Thursday, 13 August 2020

Big Bang!

 Now we want to do a conformal diagram for an expanding universe. The metric equation is$$
{ds}^2=-{dt}^2+t^{2q}\left({dr}^2+r^2{d\Omega}^2\right)
$$and ##0<q<1\ ,0<t<\infty\ ,\ 0\le r<\infty##. It should be pretty easy because we did most of the heavy lifting when we did the conformal diagram for flat spacetime.

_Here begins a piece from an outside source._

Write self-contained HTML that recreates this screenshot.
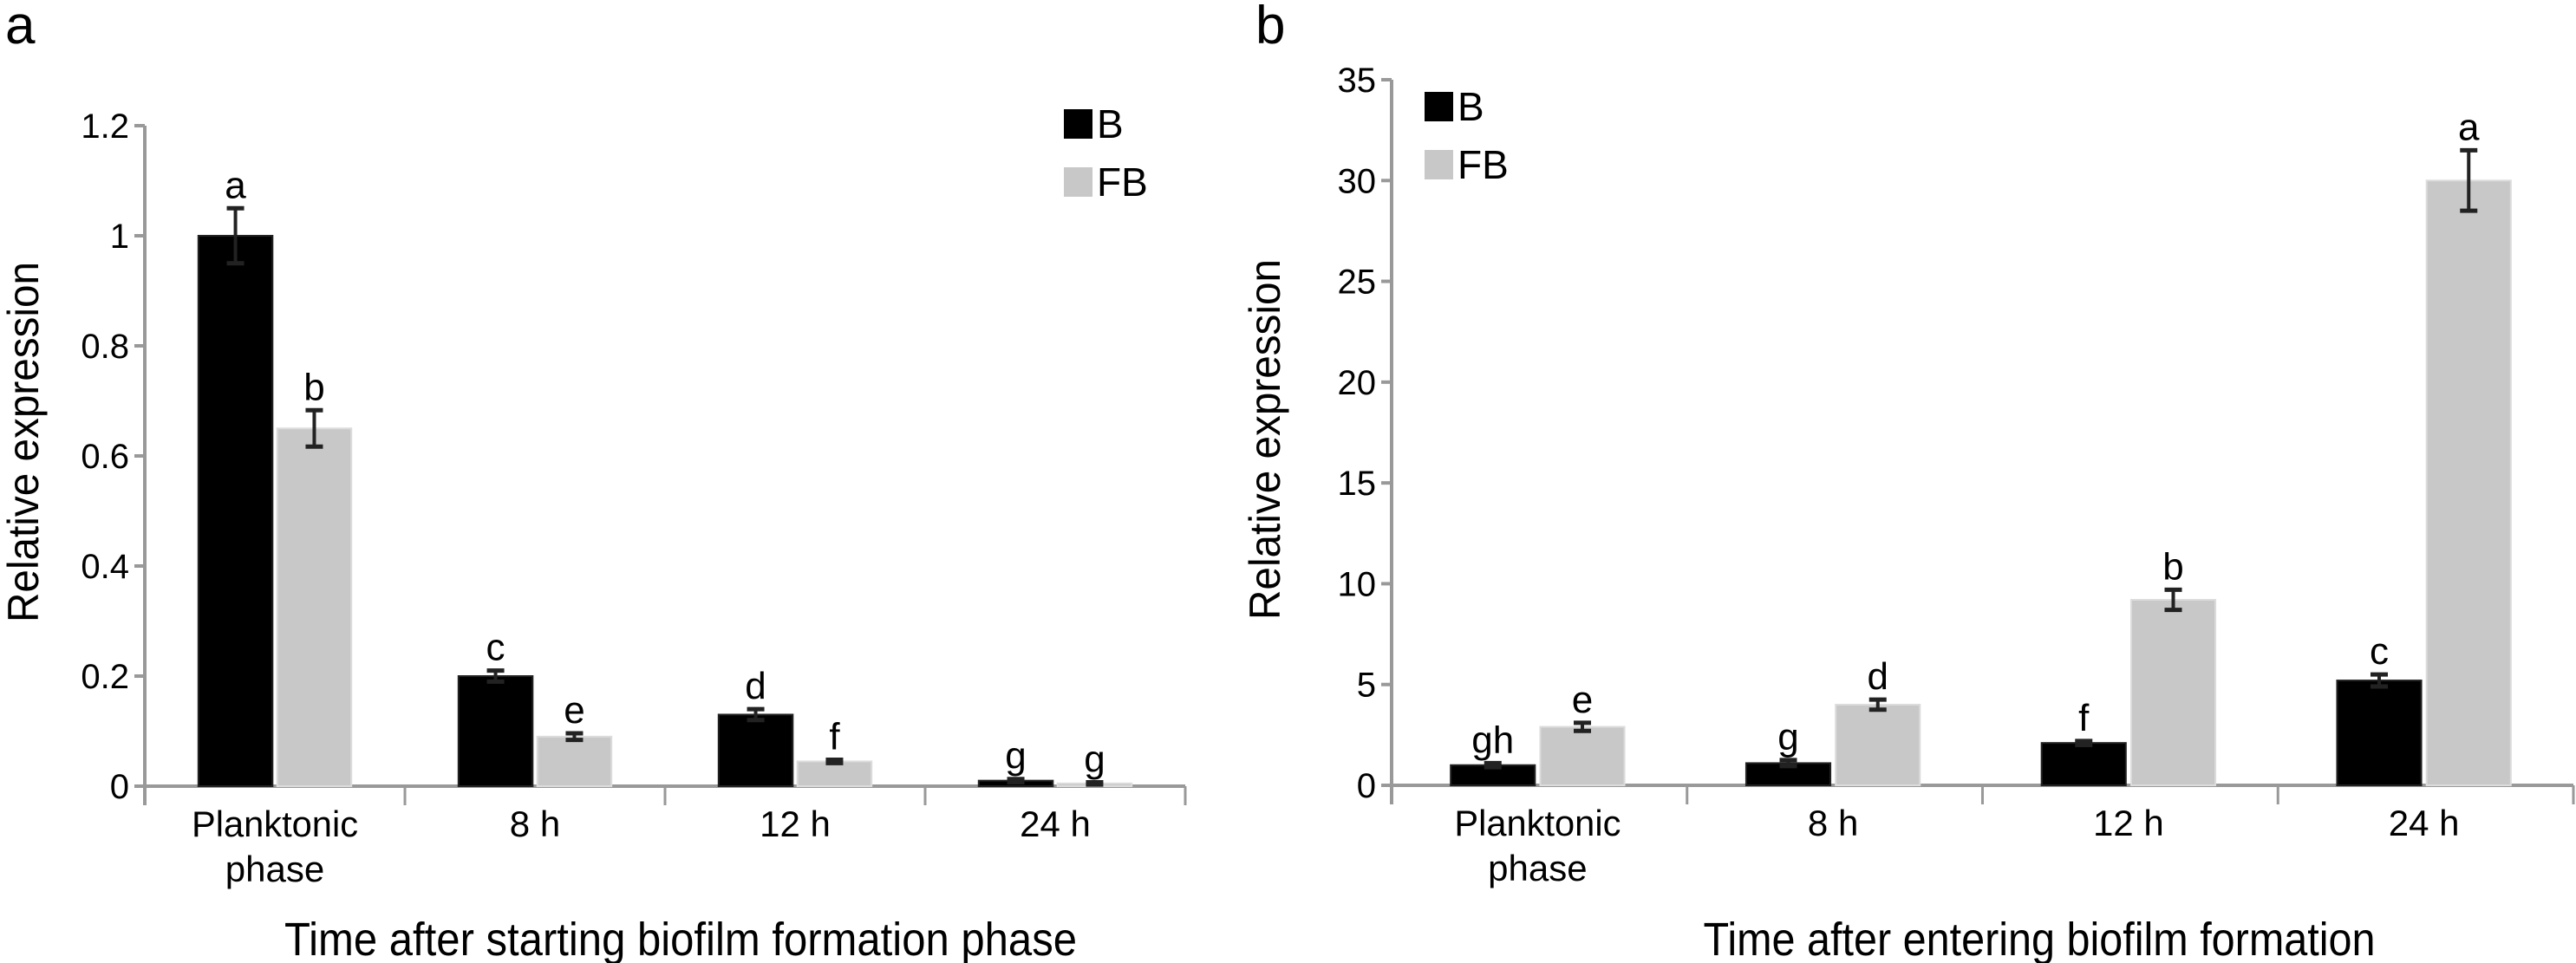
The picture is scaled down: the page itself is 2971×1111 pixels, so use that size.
<!DOCTYPE html>
<html><head><meta charset="utf-8"><style>
html,body{margin:0;padding:0;background:#fff;}
svg{display:block;font-family:"Liberation Sans",sans-serif;}
</style></head><body>
<svg id="chart" width="2971" height="1111" viewBox="0 0 2971 1111" xmlns="http://www.w3.org/2000/svg"></svg>
<script>
const categories = ["Planktonic|phase","8 h","12 h","24 h"];
const seriesNames = ["B","FB"];
const aB = [1.0, 0.2, 0.13, 0.01];
const aFB = [0.65, 0.09, 0.045, 0.005];
const aBerr = [0.05, 0.01, 0.01, 0.003];
const aFBerr = [0.033, 0.006, 0.003, 0.002];
const aBlet = ["a","c","d","g"];
const aFBlet = ["b","e","f","g"];
const aTicks = [0, 0.2, 0.4, 0.6, 0.8, 1, 1.2];
const aTickLabels = ["0","0.2","0.4","0.6","0.8","1","1.2"];
const bB = [1.0, 1.1, 2.1, 5.2];
const bFB = [2.9, 4.0, 9.2, 30.0];
const bBerr = [0.1, 0.15, 0.1, 0.3];
const bFBerr = [0.2, 0.25, 0.5, 1.5];
const bBlet = ["gh","g","f","c"];
const bFBlet = ["e","d","b","a"];
const bTicks = [0,5,10,15,20,25,30,35];
const bTickLabels = ["0","5","10","15","20","25","30","35"];

const svg = document.getElementById('chart');
const NS = 'http://www.w3.org/2000/svg';
function mk(tag, attrs, parent, text){
  const e = document.createElementNS(NS, tag);
  for (const k in attrs) e.setAttribute(k, attrs[k]);
  if (text !== undefined) e.textContent = text;
  (parent||svg).appendChild(e);
  return e;
}

function panel(cfg){
  const g = mk('g', {});
  
  
  const y = v => cfg.y0 - (v / cfg.ymax) * (cfg.y0 - cfg.yTop);
  const catW = (cfg.x1 - cfg.x0) / categories.length;
  // panel letter
  const pl = mk('text', {x: cfg.letterX, y: 50, 'font-size': 62, fill: '#000'}, g, cfg.letter);
  
  
  // y axis
  const ya = mk('line', {x1: cfg.x0, y1: cfg.yTop, x2: cfg.x0, y2: cfg.y0 + 22, stroke: '#999', 'stroke-width': 4}, g);
  
  
  cfg.ticks.forEach((t, i) => {
    const tk = mk('line', {x1: cfg.x0 - 12, y1: y(t), x2: cfg.x0, y2: y(t), stroke: '#999', 'stroke-width': 4}, g);
    
    
    const tl = mk('text', {x: cfg.x0 - 18, y: y(t) + 14, 'font-size': 40, 'text-anchor': 'end', fill: '#000'}, g, cfg.tickLabels[i]);
    
    
  });
  // x axis
  const xa = mk('line', {x1: cfg.x0, y1: cfg.y0, x2: cfg.x1, y2: cfg.y0, stroke: '#999', 'stroke-width': 4}, g);
  
  
  for (let i = 1; i <= categories.length; i++) {
    const sx = cfg.x0 + i * catW;
    const st = mk('line', {x1: sx, y1: cfg.y0, x2: sx, y2: cfg.y0 + 22, stroke: '#999', 'stroke-width': 3}, g);
    
    
  }
  const bw = catW * 0.285, gap = catW * 0.009;
  categories.forEach((c, i) => {
    const cx = cfg.x0 + (i + 0.5) * catW + cfg.shift;
    const lines = c.split('|');
    lines.forEach((ln, j) => {
      const t = mk('text', {x: cx, y: cfg.y0 + 58 + j * 52, 'font-size': 42, 'text-anchor': 'middle', fill: '#000'}, g, ln);
      if (ln === 'Planktonic') { t.setAttribute('textLength', 192); t.setAttribute('lengthAdjust', 'spacingAndGlyphs'); }
      
      
    });
    const sets = [
      {v: cfg.B[i], e: cfg.Berr[i], l: cfg.Blet[i], x: cx - gap - bw, fill: '#000', stroke: '#222', name: 'bar-b-' + i},
      {v: cfg.FB[i], e: cfg.FBerr[i], l: cfg.FBlet[i], x: cx + gap, fill: '#c8c8c8', stroke: '#dcdcdc', name: 'bar-fb-' + i}
    ];
    sets.forEach(s => {
      const top = y(s.v);
      const r = mk('rect', {x: s.x, y: top, width: bw, height: Math.max(cfg.y0 - top, 3), fill: s.fill, stroke: s.stroke, 'stroke-width': 2}, g);
      
      
      const mx = s.x + bw / 2;
      const et = y(s.v + s.e), eb = y(s.v - s.e);
      const eg = mk('g', {stroke: '#222', 'stroke-width': 4}, g);
      
      
      mk('line', {x1: mx, y1: et, x2: mx, y2: eb}, eg);
      mk('line', {x1: mx - 10, y1: et, x2: mx + 10, y2: et, 'stroke-width': 5}, eg);
      mk('line', {x1: mx - 10, y1: eb, x2: mx + 10, y2: eb, 'stroke-width': 5}, eg);
      const lt = mk('text', {x: mx, y: et - 12, 'font-size': 44, 'text-anchor': 'middle', fill: '#000'}, g, s.l);
      
      
    });
  });
  // legend
  const colors = ['#000', '#c8c8c8'];
  seriesNames.forEach((n, i) => {
    const lg = mk('g', {}, g);
    
    
    mk('rect', {x: cfg.legX, y: cfg.legY + i * 67, width: 33, height: 34, fill: colors[i]}, lg);
    mk('text', {x: cfg.legX + 38, y: cfg.legY + i * 67 + 33, 'font-size': 46, fill: '#000'}, lg, n);
  });
  // axis titles
  const yt = mk('text', {x: 0, y: 0, 'font-size': 50, 'text-anchor': 'middle', fill: '#000', transform: `translate(${cfg.yTitleX},${cfg.yTitleY}) rotate(-90)`, textLength: 416, lengthAdjust: 'spacingAndGlyphs'}, g, 'Relative expression');
  
  
  const xt = mk('text', {x: cfg.xTitleX, y: 1102, 'font-size': 54, 'text-anchor': 'middle', fill: '#000', textLength: cfg.xTitleW, lengthAdjust: 'spacingAndGlyphs'}, g, cfg.xTitle);
  
  
}

panel({name: 'panel-a', letter: 'a', letterX: 6, x0: 167, x1: 1367, y0: 907, yTop: 145, ymax: 1.2, shift: 0,
  ticks: aTicks, tickLabels: aTickLabels, B: aB, FB: aFB, Berr: aBerr, FBerr: aFBerr, Blet: aBlet, FBlet: aFBlet,
  legX: 1227, legY: 126, yTitleX: 44, yTitleY: 510, xTitleX: 785, xTitleW: 914, xTitle: 'Time after starting biofilm formation phase'});
panel({name: 'panel-b', letter: 'b', letterX: 1448, x0: 1605, x1: 2968, y0: 906, yTop: 92, ymax: 35, shift: -2,
  ticks: bTicks, tickLabels: bTickLabels, B: bB, FB: bFB, Berr: bBerr, FBerr: bFBerr, Blet: bBlet, FBlet: bFBlet,
  legX: 1643, legY: 106, yTitleX: 1476, yTitleY: 507, xTitleX: 2352, xTitleW: 775, xTitle: 'Time after entering biofilm formation'});
</script>
</body></html>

However I think Carroll made another mistake!

We introduce the coordinate ##\eta## with ##{dt}^2=t^{2q}{d\eta}^2## and we get a metric$$
{ds}^2=\left[\left(1-q\right)\eta\right]^{2q/\left(1-q\right)}\left(-{d\eta}^2+{dr}^2+r^2{d\Omega}^2\right)
$$The part on the right is the same as the flat metric with ##t\rightarrow\eta## so we can use all the work we did before to transform that into$$
{ds}^2=\omega^{-2}\left[-{dT}^2+{dR}^2+\sin^2{R}{d\Omega}^2\right]
$$with$$
\omega^{-2}=\left(\frac{\left[\left(1-q\right)\eta\right]^{q/\left(1-q\right)}}{\left(\cos{T}+\cos{R}\right)}\right)^2
$$and a bit of work on that gives $$
\omega=\left[\left(1-q\right)\sin{T}\right]^{q/\left(q-1\right)}\left(\cos{T}+\cos{R}\right)^{1/\left(1-q\right)}
$$But Carroll says that$$
\omega=\left(\frac{\cos{T}+\cos{R}}{2\sin{T}}\right)^{2q}\left(\cos{T}+\cos{R}\right)
$$I'm pretty sure that Carroll is wrong, even though his formula is more attractive. I also worked out how he went wrong. Carroll writes "The precise form of the conformal factor is actually not of primary importance" (because you throw it away for the diagram). Perhaps that's why he did not check it very carefully.

And here's the diagram

At the singularity very near ##t=0## space can apparently be as big as you like. Never fear: ##r## might be big but ##t^{2q}## will be very small, so distances are very small too.

Read all the details at
Commentary App H Conformal Diagram Expanding Universe.pdf (6 pages including a diversion on values of ##q##)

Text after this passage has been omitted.